When I was an undergraduate I walked into the coffee area of our zoology building and was informed that “some of the most important papers on animal behavior were written here”.  It was a somewhat ugly coffee area in an ugly concrete building, with vinyl covered plywood tables and bright orange upholstered bucket chairs that looked like they had escaped from Austin Power’s 1960s love pad. The coffee wasn’t even good, in fact the zoologists were highly envious of the botany department who had a tea trolley with excellent tea and chocolate covered cookies, but I digress… The coffee area was the place to be as that was where everyone in the department congregated, talked about what they were reading or working on, and most importantly, brain-stormed ideas.  Sure there was a certain amount of procrastination going on, with faculty avoiding having to go back to grading, hiding from sheets of data that had to be entered onto excel spread sheets, or balking at yet another hundred samples to analyze back in the labs. But the collegiality that there was in that coffee area: with undergrads chatting to the “silverbacks” of the faculty, sharing their innovative ideas, and getting mentoring advice in return; or scientists from different disciplines advising on different or new techniques to colleagues that had encountered a brick wall in their research progress; was quite frankly more valuable than many lectures, and worth the price of a disgusting cup of instant coffee. Our department was not alone. At the famous big science facility CERN, home of the large hadron collider, there are whiteboards in the lunchrooms because when the scientists there get together they can’t but help brainstorm ideas, and this is encouraged as some of these lunch time collaborations have yielded important scientific fruit.

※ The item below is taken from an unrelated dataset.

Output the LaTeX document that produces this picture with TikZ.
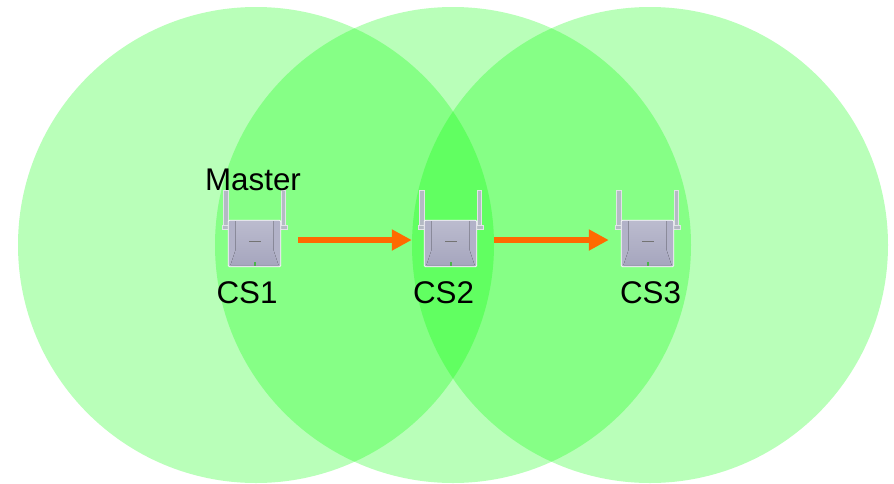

It’s a truth universally acknowledged that conferences are a necessity for the growth of an academic. They give you a chance to share your ideas with other academics to receive support, or possibly criticism, so that you can strengthen and refine your analysis and your interpretation of your data. They are important events to find out the methods and results of peers in your field, information that could be incorporated into your own studies. Informal places where you can get advice, share ideas and develop research and writing partnerships. Rare is the conference where I don’t come home with a note book full of contacts to email, studies to cite and methods to try out. You can travel around the world to find a venue to discuss and debate with your peers. Sadly there is no such place within my university. There is a laughingly called “faculty lounge” but it is basically a converted storage room, with a couple of arm chairs, that has basically been taken over by senior administrators as a meeting room anyway.

According to its website and mission statement, my university department  supposed to be  interdisciplinary - where science meets social science and policy analysis - with practitioners in multiple fields being brought together. But most researchers at the university work in isolation, locked away in their offices or labs. Despite its supposedly inter-disciplinary nature, my department isn’t great at getting together. There are some faculty in the same department that I see maybe once a month at a faculty meeting, some I never see for semesters at a time. This is just within the department, let alone with faculty in other departments in the college of science, or university as a whole.
There was recently an idea to have joint lunches in departmental conference room, so faculty (and possibly graduate students) could get together and chat/share. This was a great idea, but it was also pretty much a disaster with only one or two faculty at best turning up. Which is fair enough, who wants to relax or hang out in what is ostensibly a classroom and/or a place of examinations.

What we dearly need is some sort of lounge. A place where faculty, staff and ideally graduate students, can get together and chat, sip coffee and hang out in a relaxed and informal atmosphere, where academic news can be shared and ideas exchanged. Somewhere with a comfy chair where you can read the latest issue of science or nature in comfort and then chat and debate about the articles with colleagues. This could be at a university level, or ideally a department level. Other departments have spaces for meeting and getting together that are not classrooms or conference rooms. Our neighbouring psychology department has many, and even <horror> offices for graduate students. Such a place would greatly aid the spread of ideas, mentoring and collegiality. I’ve worked with several universities and institutions and this is the only one that has not had some sort of faculty and/or graduate student lounge or club, such an absence is to the universities detriment in terms of promoting productivity, intellectual development, innovation and also for general morale.

Nobel and Pulitzer prize winner Saul Bellow once said “Goodness is achieved not in a vacuum, but in the company of other men”. The same could be said about ideas and innovation. Meeting in a relax atmosphere leads to the forming of academic relationships and exchanges of ideas, that is the power of coffee.